Updated on 20 January 2016
Growth opportunities for innovative drug makers will remain challenging in the Indian pharmaceutical market
Singapore: Multinational pharmaceutical firms will continue to see mixed results in the Indian pharmaceutical market. A key contributor to this divergence is the frequent but highly varying use of price controls enacted by Indian authorities. Patent protection has also made little progress, with the India Patent Office maintaining its stringency in accepting applications from innovative pharmaceutical firms. Volume-driven gains thus represent a more consistent driver of growth for multinational pharmaceutical firms to leverage upon in India.
Growth opportunities for innovative drug makers will remain challenging in the Indian pharmaceutical market. Multinational firms saw mixed performances over the quarter ending 2015, with a 6 percent year-on-year (y-o-y) expansion for Pfizer India even as GlaxoSmith-Kline Pharmaceutical (GSK) registered a fall in revenue generated from the Indian market. Despite these difficulties, the potential in the Indian pharmaceutical market remains significant. Companies seeking to grow by volume sales in particular are best placed to leverage growth in the Indian market. As a reflection of this, local news sources noted in November 2015 that GSK continues to seek regulatory approval to launch two new paediatric vaccines in India.
Medicine price revisions will curtail the growth opportunities for multinational pharmaceutical firms in India. Pfizer's Targit AM (telmisartan and amlodipine), for example, saw its price reduced from Rs 7.39 ($0.11) per tablet to Rs 6.20 ($0.0 9), a decline of 14 percent as part of an August 2014 revision. Price revisions have also been frequent, affecting a varying number of pharmaceuticals at each juncture. Between July and November 20 15, there have been four such revisions, with Abbott Healthcare being the most affected.
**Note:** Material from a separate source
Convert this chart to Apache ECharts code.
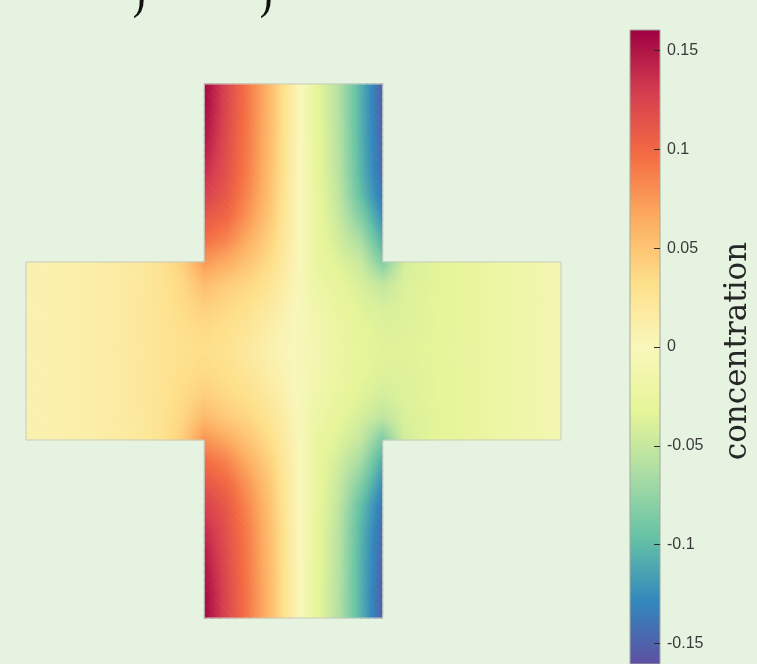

India's intellectual property environment will remain an on-going area of concern for innovative pharmaceutical firms. In November 2015, Lutz Hegemann, Global Head of Development, Established Medicines Franchise at Novartis, noted that India will need a highly predictable intellectual property regime to develop a pharmaceutical sector similar to that of the US or Europe. Progress in this direction has been mixed thus far. In November 2015, the Delhi High Court ruling noted Cipla has infringed upon Roche's patent claim on Tarceva (erlotinib), overturning a 2009 ruling. However, the same ruling allows the Indian generic drug maker to continue selling its generic version of Roche's drug.